• WHAT TO PRODUCE: Starting at the first line of the data, please print exactly those lines through the one that holds "30, 35, 40];", omitting every picture.

= = =

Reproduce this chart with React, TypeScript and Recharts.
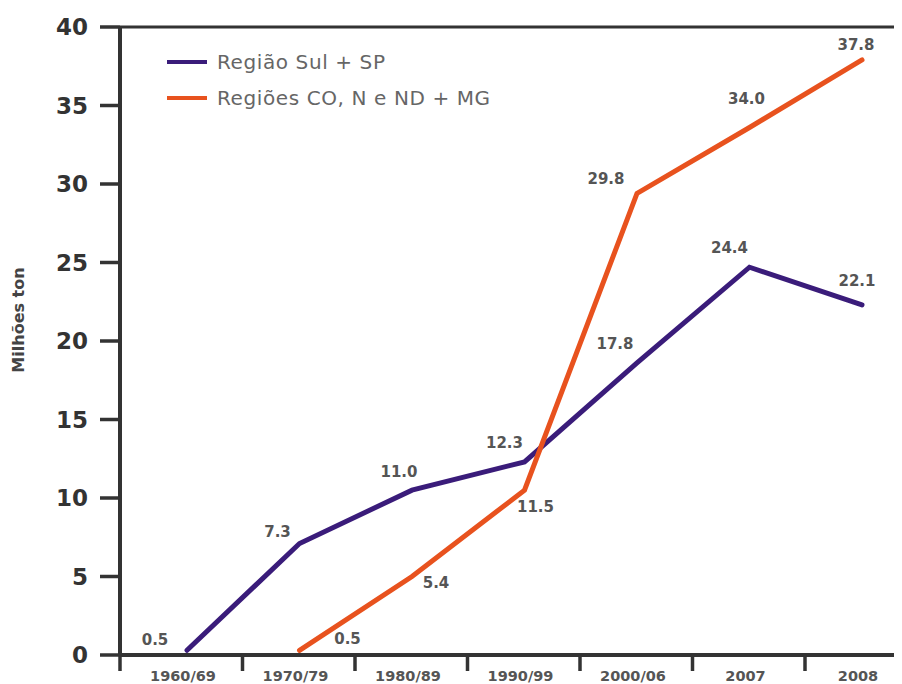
import { Line, LineChart, ReferenceLine, XAxis, YAxis } from "recharts";

const periods = ["1960/69", "1970/79", "1980/89", "1990/99", "2000/06", "2007", "2008"];
const sulSp = [0.3, 7.1, 10.5, 12.3, 18.6, 24.7, 22.3];
const coNne = [null, 0.3, 5.0, 10.5, 29.4, 33.6, 37.9];
const sulLabels = ["0.5", "7.3", "11.0", "12.3", "17.8", "24.4", "22.1"];
const coLabels = ["", "0.5", "5.4", "11.5", "29.8", "34.0", "37.8"];
const yTicks = [0, 5, 10, 15, 20, 25, 30, 35, 40];

const SUL_COLOR = "#3a1c7a";
const CO_COLOR = "#e8521e";
const FONT = "'DejaVu Sans', Arial, sans-serif";

// label nudges relative to each point, as in the source picture
const sulNudge = [[-32, -10], [-22, -12], [-13, -18], [-20, -19], [-22, -19], [-20, -19], [-5, -24]];
const coNudge = [[0, 0], [48, -11], [24, 6], [11, 17], [-31, -14], [-3, -28], [-6, -15]];

const data = periods.map((p, i) => ({ period: p, sul: sulSp[i], co: coNne[i] }));

function makeLabel(texts: string[], nudge: number[][]) {
  return (props: any) => {
    const { x, y, index } = props;
    const t = texts[index];
    if (!t || x == null || y == null) return null;
    const [dx, dy] = nudge[index];
    return (
      <text
        x={x + dx}
        y={y + dy}
        textAnchor="middle"
        dominantBaseline="central"
        fontFamily={FONT}
        fontWeight="bold"
        fontSize={15}
        fill="#555"
      >
        {t}
      </text>
    );
  };
}

function PeriodTick(props: any) {
  const { x, y, payload, index } = props;
  const markX = index === 0 ? x - 67 : x - 57;
  return (
    <g>
      <line x1={markX} x2={markX} y1={y} y2={y + 16} stroke="#333" strokeWidth={3.5} />
      <text x={x - 4} y={y + 26} textAnchor="middle" fontFamily={FONT} fontWeight="bold" fontSize={14.5} fill="#555">
        {payload.value}
      </text>
    </g>
  );
}

const legendRows = [
  { name: "Região Sul + SP", color: SUL_COLOR },
  { name: "Regiões CO, N e ND + MG", color: CO_COLOR },
];

export default function App() {
  return (
    <div style={{ position: "relative", width: 894, height: 676, overflow: "hidden", background: "#fff" }}>
      <LineChart width={894} height={676} data={data} margin={{ top: 19, right: 0, bottom: 0, left: 0 }}>
        <ReferenceLine y={40} stroke="#333" strokeWidth={3} ifOverflow="visible" />
        <XAxis
          dataKey="period"
          height={29}
          padding={{ left: 67, right: 40 }}
          axisLine={{ stroke: "#333", strokeWidth: 4 }}
          tickLine={false}
          tickSize={0}
          tickMargin={0}
          tick={<PeriodTick />}
          interval={0}
        />
        <YAxis
          width={112}
          domain={[0, 40]}
          ticks={yTicks}
          interval={0}
          axisLine={{ stroke: "#333", strokeWidth: 4 }}
          tickLine={{ stroke: "#333", strokeWidth: 3.5 }}
          tickSize={20}
          tickMargin={12}
          tick={{ fontFamily: FONT, fontWeight: "bold", fontSize: 23, fill: "#333" }}
          label={{
            content: (p: any) => {
              const vb = p.viewBox;
              const cx = vb.x + 10;
              const cy = vb.y + vb.height / 2 - 21;
              return (
                <text
                  x={cx}
                  y={cy}
                  transform={`rotate(-90 ${cx} ${cy})`}
                  textAnchor="middle"
                  dominantBaseline="central"
                  fontFamily={FONT}
                  fontWeight="bold"
                  fontSize={16}
                  fill="#444"
                >
                  Milhões ton
                </text>
              );
            },
          }}
        />
        <Line
          dataKey="sul"
          name="Região Sul + SP"
          stroke={SUL_COLOR}
          strokeWidth={5}
          strokeLinecap="round"
          dot={false}
          activeDot={false}
          isAnimationActive={false}
          label={makeLabel(sulLabels, sulNudge)}
        />
        <Line
          dataKey="co"
          name="Regiões CO, N e ND + MG"
          stroke={CO_COLOR}
          strokeWidth={5}
          strokeLinecap="round"
          dot={false}
          activeDot={false}
          isAnimationActive={false}
          label={makeLabel(coLabels, coNudge)}
        />
      </LineChart>
      <div style={{ position: "absolute", left: 159, top: 36 }}>
        {legendRows.map((r) => (
          <div key={r.name} style={{ display: "flex", alignItems: "center", height: 36 }}>
            <span style={{ display: "inline-block", width: 40, height: 4, background: r.color, marginRight: 10 }} />
            <span style={{ fontFamily: FONT, fontSize: 20, letterSpacing: 0.6, color: "#666" }}>{r.name}</span>
          </div>
        ))}
      </div>
    </div>
  );
}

= = =

• FULL OUTPUT:
Reproduce this chart with React, TypeScript and Recharts.
import { Line, LineChart, ReferenceLine, XAxis, YAxis } from "recharts";

const periods = ["1960/69", "1970/79", "1980/89", "1990/99", "2000/06", "2007", "2008"];
const sulSp = [0.3, 7.1, 10.5, 12.3, 18.6, 24.7, 22.3];
const coNne = [null, 0.3, 5.0, 10.5, 29.4, 33.6, 37.9];
const sulLabels = ["0.5", "7.3", "11.0", "12.3", "17.8", "24.4", "22.1"];
const coLabels = ["", "0.5", "5.4", "11.5", "29.8", "34.0", "37.8"];
const yTicks = [0, 5, 10, 15, 20, 25, 30, 35, 40];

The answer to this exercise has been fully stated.